The truth of Jesus blood covering our sins, our having received His life, the life of Christ, the presence of God abiding within us by the power of the Holy Spirit is a truth so sacred as it can only be fully revealed from the spirit of God unto us.
The Gospel is primarily about reconciliation with God. There has yet to be a rational person born under the sun who does not rightly sense that there is a God in the universe and that I need, I must, do something to correct the sense that I have that I am somehow out of sync with Him.
Religionists say that the way to correct our state of disconnection from God is to drink of the blood of the Cross in a metaphysical if not physical way; in communion which has been prepared and presented in just the right way so that we might celebrate the real sacrifice of Christ weekly, even daily in communion.
Moralizers say that the way to fix our disconnected relationship with God is to live according to the law; to live rightly, rigidly adhering to their standard of what that means.
The Bible, however, teaches that the sacrifice of animals was merely a shadow of the sacrifice of Christ and that the blood has made His life available through faith, not elements of wine and bread.
Dear saints of God, won’t you hear the word of the Lord today? It is the blood of Christ which brings us near unto God, not through physical elements and not through the ritual sacrifice of the works of our hands.
The life of Christ is in His blood which has been poured out to satisfy the wrath of God toward sin.
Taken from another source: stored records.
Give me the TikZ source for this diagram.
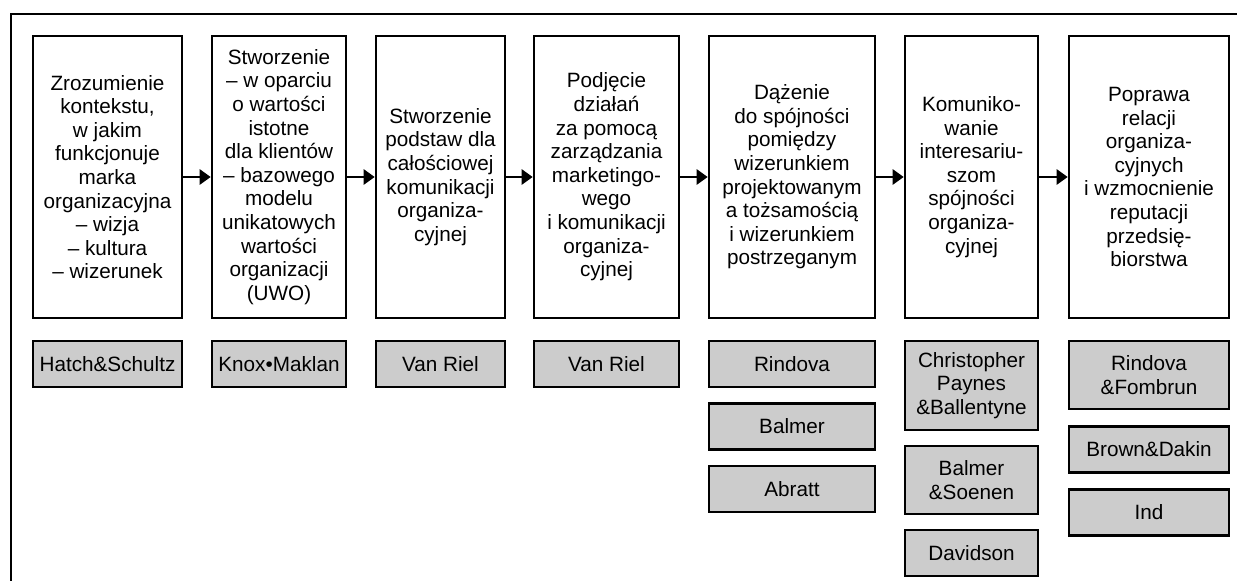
\documentclass[tikz,border=0pt]{standalone}
\usepackage{fontspec}
\setmainfont{Liberation Sans}
\usetikzlibrary{arrows.meta}
\definecolor{refgray}{HTML}{CCCCCC}
\tikzset{
  txt/.style={font=\fontsize{20.7}{23.6}\selectfont, align=center, inner sep=0pt},
  mainbox/.style={txt, draw, line width=2.6pt, minimum width=#1, minimum height=282pt},
  refbox/.style={txt, draw, fill=refgray, line width=2.5pt, minimum width=#1},
  h/.style={minimum height=#1},
  flow/.style={line width=2.7pt, -{Triangle[length=11pt,width=15pt]}},
}
\begin{document}
\begin{tikzpicture}[x=1pt,y=-1pt]
  \useasboundingbox (0,0) rectangle (1237,581);
  \clip (0,0) rectangle (1237,581);
  % outer frame (continues past the right and bottom edges)
  \draw[line width=2.6pt] (11,14) rectangle (1260,600);

  % process steps
  \node[mainbox=149pt] (m1) at (107.5,177) {Zrozumienie\\kontekstu,\\w jakim\\funkcjonuje\\marka\\organizacyjna\\– wizja\\– kultura\\– wizerunek};
  \node[mainbox=134pt] (m2) at (279,177) {Stworzenie\\– w oparciu\\o wartości\\istotne\\dla klientów\\– bazowego\\modelu\\unikatowych\\wartości\\organizacji\\(UWO)};
  \node[mainbox=129pt] (m3) at (440.5,177) {Stworzenie\\podstaw dla\\całościowej\\komunikacji\\organiza-\\cyjnej};
  \node[mainbox=145pt] (m4) at (606.5,177) {Podjęcie\\działań\\za pomocą\\zarządzania\\marketingo-\\wego\\i komunikacji\\organiza-\\cyjnej};
  \node[mainbox=166pt] (m5) at (792,177) {Dążenie\\do spójności\\pomiędzy\\wizerunkiem\\projektowanym\\a tożsamością\\i wizerunkiem\\postrzeganym};
  \node[mainbox=133pt] (m6) at (971.5,177) {Komuniko-\\wanie\\interesariu-\\szom\\spójności\\organiza-\\cyjnej};
  \node[mainbox=160pt] (m7) at (1149,177) {Poprawa\\relacji\\organiza-\\cyjnych\\i wzmocnienie\\reputacji\\przedsię-\\biorstwa};

  \draw[flow] (m1) -- (m2);
  \draw[flow] (m2) -- (m3);
  \draw[flow] (m3) -- (m4);
  \draw[flow] (m4) -- (m5);
  \draw[flow] (m5) -- (m6);
  \draw[flow] (m6) -- (m7);

  % authors
  \node[refbox=149pt, h=46pt] (r1) at (107.5,364) {Hatch\&Schultz};
  \node[refbox=134pt, h=46pt] (r2) at (279,364) {Knox•Maklan};
  \node[refbox=129pt, h=46pt] (r3) at (440.5,364) {Van Riel};
  \node[refbox=145pt, h=46pt] (r4) at (606.5,364) {Van Riel};

  \node[refbox=166pt, h=46pt] (r5a) at (792,364) {Rindova};
  \node[refbox=166pt, h=46pt] (r5b) at (792,426.5) {Balmer};
  \node[refbox=166pt, h=46pt] (r5c) at (792,489) {Abratt};

  \node[refbox=133pt, h=89pt] (r6a) at (971.5,385.5) {Christopher\\Paynes\\\&Ballentyne};
  \node[refbox=133pt, h=68pt] (r6b) at (971.5,480) {Balmer\\\&Soenen};
  \node[refbox=133pt, h=46pt] (r6c) at (971.5,553) {Davidson};

  \node[refbox=160pt, h=68pt] (r7a) at (1149,375) {Rindova\\\&Fombrun};
  \node[refbox=160pt, h=46pt] (r7b) at (1149,449.5) {Brown\&Dakin};
  \node[refbox=160pt, h=46pt] (r7c) at (1149,512.5) {Ind};
\end{tikzpicture}
\end{document}
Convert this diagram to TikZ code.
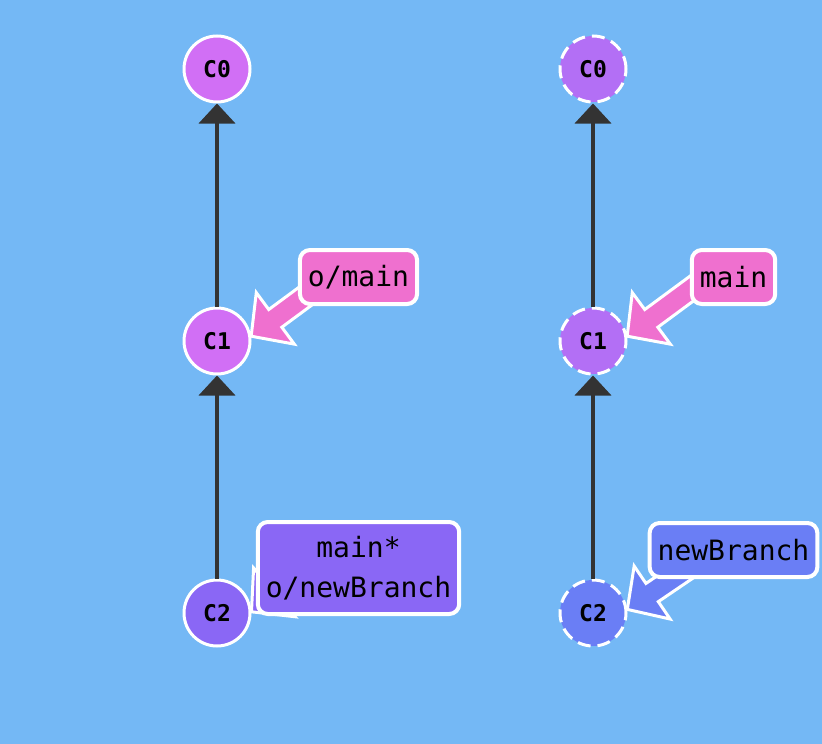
\documentclass[tikz,border=0pt]{standalone}
\usepackage{fontspec}
\setmonofont{DejaVu Sans Mono}
\usetikzlibrary{calc, arrows.meta}

\definecolor{bgblue}{HTML}{74B8F5}
\definecolor{edgegray}{HTML}{333333}
\definecolor{origincommit}{HTML}{D16FF5}
\definecolor{localcommit}{HTML}{B36FF5}
\definecolor{violetcommit}{HTML}{8A67F5}
\definecolor{bluecommit}{HTML}{6A7EF5}
\definecolor{mainpink}{HTML}{EF70CF}

\tikzset{
	commit/.style = {circle, draw = white, line width = 3pt, minimum size = 66pt, inner sep = 0pt,
		font = \ttfamily\bfseries\fontsize{23}{26}\selectfont},
	ghost/.style = {commit, dash pattern = on 13pt off 7pt},
	branch/.style = {draw = white, line width = 4pt, rounded corners = 10pt, inner xsep = 8pt,
		minimum height = 54pt, align = center, font = \ttfamily\fontsize{28}{40}\selectfont},
	commitedge/.style = {draw = edgegray, line width = 4pt, -{Triangle[width = 36pt, length = 20pt]}},
	labelarrow/.style = {draw = white, line width = 3pt, line join = miter},
}

% start, tip, colour
\newcommand{\pointer}[3]{
	\coordinate (ph) at ($(#2)!30pt!(#1)$);
	\filldraw [labelarrow, fill = #3]
		($(#1)!11pt!90:(#2)$) -- ($(ph)!11pt!90:(#2)$) -- ($(ph)!32pt!90:(#2)$) -- (#2)
		-- ($(ph)!32pt!-90:(#2)$) -- ($(ph)!11pt!-90:(#2)$) -- ($(#1)!11pt!-90:(#2)$) -- cycle;
}

\begin{document}
\begin{tikzpicture}[x = 1pt, y = -1pt]
	\fill [bgblue] (0,0) rectangle (822,744);

	% remote side
	\begin{scope}
		\node [commit, fill = origincommit] (lc0) at (217,69)  {C0};
		\node [commit, fill = origincommit] (lc1) at (217,341) {C1};
		\node [commit, fill = violetcommit] (lc2) at (217,613) {C2};

		\draw [commitedge] (lc1) -- (lc0);
		\draw [commitedge] (lc2) -- (lc1);
	\end{scope}

	% local side
	\begin{scope}
		\node [ghost, fill = localcommit] (rc0) at (593,69)  {C0};
		\node [ghost, fill = localcommit] (rc1) at (593,341) {C1};
		\node [ghost, fill = bluecommit]  (rc2) at (593,613) {C2};

		\draw [commitedge] (rc1) -- (rc0);
		\draw [commitedge] (rc2) -- (rc1);
	\end{scope}

	% branch labels
	\coordinate (omainfrom) at (330,278);
	\coordinate (mainnbfrom) at (330,545);
	\coordinate (mainfrom) at (706,278);
	\coordinate (newbranchfrom) at (706,556);

	\pointer{omainfrom}{lc1.8}{mainpink}
	\pointer{mainnbfrom}{lc2.2}{violetcommit}
	\pointer{mainfrom}{rc1.8}{mainpink}
	\pointer{newbranchfrom}{rc2.6}{bluecommit}

	\node [branch, fill = mainpink]     (omain)     at (358.5,277) {o/main};
	\node [branch, fill = violetcommit, minimum height = 92pt] (mainnb) at (358.5,568) {main*\\o/newBranch};
	\node [branch, fill = mainpink]     (main)      at (733.5,277) {main};
	\node [branch, fill = bluecommit]   (newbranch) at (733.5,550) {newBranch};
\end{tikzpicture}
\end{document}
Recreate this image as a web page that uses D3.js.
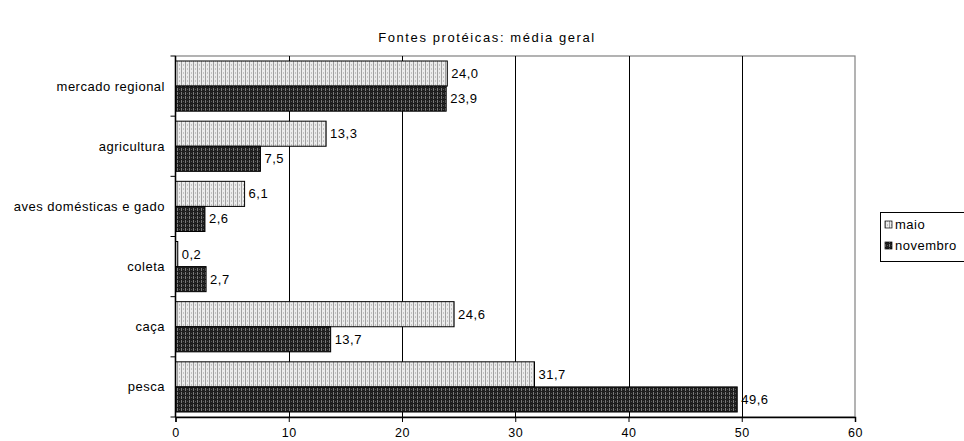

Therefore we do not stand condemned but, in the words of Harry Green of Good News Prison Fellowship, we stand fully pardoned; having received the life of Christ through faith alone.
We are not saved by good works that any man should boast, nor are we saved by the commemoration of the physical elements of communion that Christ sacrifice should be repeated, as though it was originally in vain. Oh, precious grace, we are saved through faith in Christ and we are at peace with God as His Spirit abides in us! Amen.